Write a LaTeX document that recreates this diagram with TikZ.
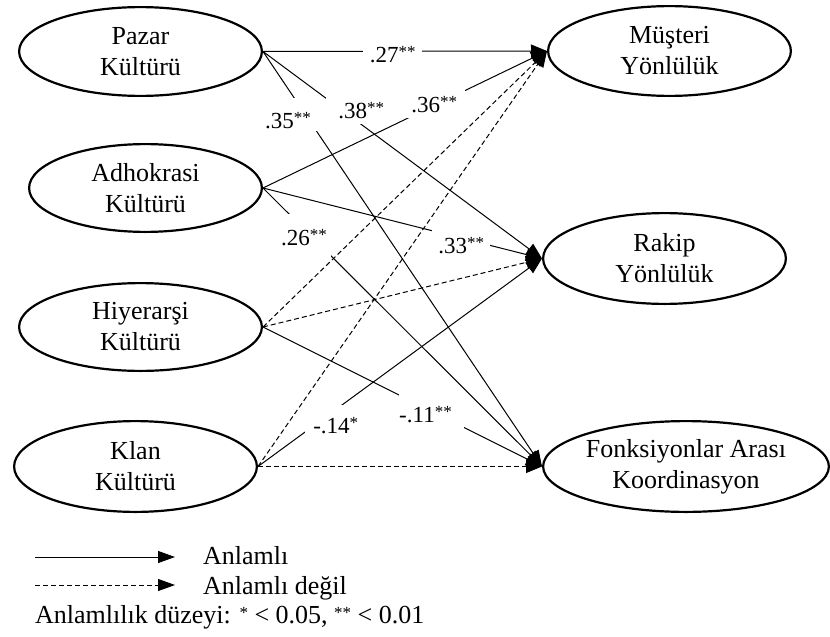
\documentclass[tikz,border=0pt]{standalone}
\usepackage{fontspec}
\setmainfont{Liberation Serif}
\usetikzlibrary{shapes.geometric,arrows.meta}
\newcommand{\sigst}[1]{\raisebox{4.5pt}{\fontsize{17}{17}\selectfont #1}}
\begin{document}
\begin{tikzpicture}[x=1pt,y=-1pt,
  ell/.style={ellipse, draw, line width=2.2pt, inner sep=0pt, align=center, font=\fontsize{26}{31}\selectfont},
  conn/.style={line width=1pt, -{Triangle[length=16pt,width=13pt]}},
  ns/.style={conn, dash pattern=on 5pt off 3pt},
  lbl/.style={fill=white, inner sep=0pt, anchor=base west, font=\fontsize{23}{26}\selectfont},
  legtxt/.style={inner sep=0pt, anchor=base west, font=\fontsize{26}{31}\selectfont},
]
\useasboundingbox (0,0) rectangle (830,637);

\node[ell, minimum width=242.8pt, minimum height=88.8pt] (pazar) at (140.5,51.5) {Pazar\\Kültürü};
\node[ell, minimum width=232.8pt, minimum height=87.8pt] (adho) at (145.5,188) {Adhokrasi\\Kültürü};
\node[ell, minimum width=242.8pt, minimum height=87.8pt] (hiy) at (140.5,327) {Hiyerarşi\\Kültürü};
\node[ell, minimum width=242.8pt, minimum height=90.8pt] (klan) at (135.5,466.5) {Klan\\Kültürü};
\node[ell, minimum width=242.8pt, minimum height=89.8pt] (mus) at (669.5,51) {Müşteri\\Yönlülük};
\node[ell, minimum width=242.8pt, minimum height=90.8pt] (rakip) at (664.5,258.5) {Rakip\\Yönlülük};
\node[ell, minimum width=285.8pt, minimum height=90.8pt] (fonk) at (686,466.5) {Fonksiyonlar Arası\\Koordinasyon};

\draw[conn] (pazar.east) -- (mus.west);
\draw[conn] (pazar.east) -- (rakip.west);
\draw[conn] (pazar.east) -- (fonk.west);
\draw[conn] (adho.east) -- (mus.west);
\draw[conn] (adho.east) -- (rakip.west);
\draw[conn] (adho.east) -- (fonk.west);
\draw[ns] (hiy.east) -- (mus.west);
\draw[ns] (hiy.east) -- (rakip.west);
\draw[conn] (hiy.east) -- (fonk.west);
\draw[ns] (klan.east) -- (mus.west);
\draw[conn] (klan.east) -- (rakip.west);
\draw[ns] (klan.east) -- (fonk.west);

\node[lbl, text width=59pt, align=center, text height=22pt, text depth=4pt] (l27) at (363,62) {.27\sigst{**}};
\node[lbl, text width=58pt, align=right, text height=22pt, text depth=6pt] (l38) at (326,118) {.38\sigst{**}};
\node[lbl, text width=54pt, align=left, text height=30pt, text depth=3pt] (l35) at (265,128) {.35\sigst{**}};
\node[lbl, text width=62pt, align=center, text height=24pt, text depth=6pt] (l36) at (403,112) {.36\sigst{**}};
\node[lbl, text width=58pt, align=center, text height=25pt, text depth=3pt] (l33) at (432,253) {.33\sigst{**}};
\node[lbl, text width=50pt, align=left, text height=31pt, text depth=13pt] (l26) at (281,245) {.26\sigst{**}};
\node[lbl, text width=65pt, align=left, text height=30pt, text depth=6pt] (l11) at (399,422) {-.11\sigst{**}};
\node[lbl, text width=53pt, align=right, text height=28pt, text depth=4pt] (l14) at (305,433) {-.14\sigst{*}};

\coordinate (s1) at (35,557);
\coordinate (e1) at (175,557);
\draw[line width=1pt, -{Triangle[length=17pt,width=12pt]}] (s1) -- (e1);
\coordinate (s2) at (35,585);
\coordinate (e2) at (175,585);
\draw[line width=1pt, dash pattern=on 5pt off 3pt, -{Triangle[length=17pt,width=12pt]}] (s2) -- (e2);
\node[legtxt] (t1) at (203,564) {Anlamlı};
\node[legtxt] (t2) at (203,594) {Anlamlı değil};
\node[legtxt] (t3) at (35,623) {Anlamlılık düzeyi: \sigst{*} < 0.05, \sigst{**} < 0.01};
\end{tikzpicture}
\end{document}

+ + + +

In your copy of the listing above, reproduce each line exactly and omit all pictures.

Write a LaTeX document that recreates this diagram with TikZ.
\documentclass[tikz,border=0pt]{standalone}
\usepackage{fontspec}
\setmainfont{Liberation Serif}
\usetikzlibrary{shapes.geometric,arrows.meta}
\newcommand{\sigst}[1]{\raisebox{4.5pt}{\fontsize{17}{17}\selectfont #1}}
\begin{document}
\begin{tikzpicture}[x=1pt,y=-1pt,
  ell/.style={ellipse, draw, line width=2.2pt, inner sep=0pt, align=center, font=\fontsize{26}{31}\selectfont},
  conn/.style={line width=1pt, -{Triangle[length=16pt,width=13pt]}},
  ns/.style={conn, dash pattern=on 5pt off 3pt},
  lbl/.style={fill=white, inner sep=0pt, anchor=base west, font=\fontsize{23}{26}\selectfont},
  legtxt/.style={inner sep=0pt, anchor=base west, font=\fontsize{26}{31}\selectfont},
]
\useasboundingbox (0,0) rectangle (830,637);

\node[ell, minimum width=242.8pt, minimum height=88.8pt] (pazar) at (140.5,51.5) {Pazar\\Kültürü};
\node[ell, minimum width=232.8pt, minimum height=87.8pt] (adho) at (145.5,188) {Adhokrasi\\Kültürü};
\node[ell, minimum width=242.8pt, minimum height=87.8pt] (hiy) at (140.5,327) {Hiyerarşi\\Kültürü};
\node[ell, minimum width=242.8pt, minimum height=90.8pt] (klan) at (135.5,466.5) {Klan\\Kültürü};
\node[ell, minimum width=242.8pt, minimum height=89.8pt] (mus) at (669.5,51) {Müşteri\\Yönlülük};
\node[ell, minimum width=242.8pt, minimum height=90.8pt] (rakip) at (664.5,258.5) {Rakip\\Yönlülük};
\node[ell, minimum width=285.8pt, minimum height=90.8pt] (fonk) at (686,466.5) {Fonksiyonlar Arası\\Koordinasyon};

\draw[conn] (pazar.east) -- (mus.west);
\draw[conn] (pazar.east) -- (rakip.west);
\draw[conn] (pazar.east) -- (fonk.west);
\draw[conn] (adho.east) -- (mus.west);
\draw[conn] (adho.east) -- (rakip.west);
\draw[conn] (adho.east) -- (fonk.west);
\draw[ns] (hiy.east) -- (mus.west);
\draw[ns] (hiy.east) -- (rakip.west);
\draw[conn] (hiy.east) -- (fonk.west);
\draw[ns] (klan.east) -- (mus.west);
\draw[conn] (klan.east) -- (rakip.west);
\draw[ns] (klan.east) -- (fonk.west);

\node[lbl, text width=59pt, align=center, text height=22pt, text depth=4pt] (l27) at (363,62) {.27\sigst{**}};
\node[lbl, text width=58pt, align=right, text height=22pt, text depth=6pt] (l38) at (326,118) {.38\sigst{**}};
\node[lbl, text width=54pt, align=left, text height=30pt, text depth=3pt] (l35) at (265,128) {.35\sigst{**}};
\node[lbl, text width=62pt, align=center, text height=24pt, text depth=6pt] (l36) at (403,112) {.36\sigst{**}};
\node[lbl, text width=58pt, align=center, text height=25pt, text depth=3pt] (l33) at (432,253) {.33\sigst{**}};
\node[lbl, text width=50pt, align=left, text height=31pt, text depth=13pt] (l26) at (281,245) {.26\sigst{**}};
\node[lbl, text width=65pt, align=left, text height=30pt, text depth=6pt] (l11) at (399,422) {-.11\sigst{**}};
\node[lbl, text width=53pt, align=right, text height=28pt, text depth=4pt] (l14) at (305,433) {-.14\sigst{*}};

\coordinate (s1) at (35,557);
\coordinate (e1) at (175,557);
\draw[line width=1pt, -{Triangle[length=17pt,width=12pt]}] (s1) -- (e1);
\coordinate (s2) at (35,585);
\coordinate (e2) at (175,585);
\draw[line width=1pt, dash pattern=on 5pt off 3pt, -{Triangle[length=17pt,width=12pt]}] (s2) -- (e2);
\node[legtxt] (t1) at (203,564) {Anlamlı};
\node[legtxt] (t2) at (203,594) {Anlamlı değil};
\node[legtxt] (t3) at (35,623) {Anlamlılık düzeyi: \sigst{*} < 0.05, \sigst{**} < 0.01};
\end{tikzpicture}
\end{document}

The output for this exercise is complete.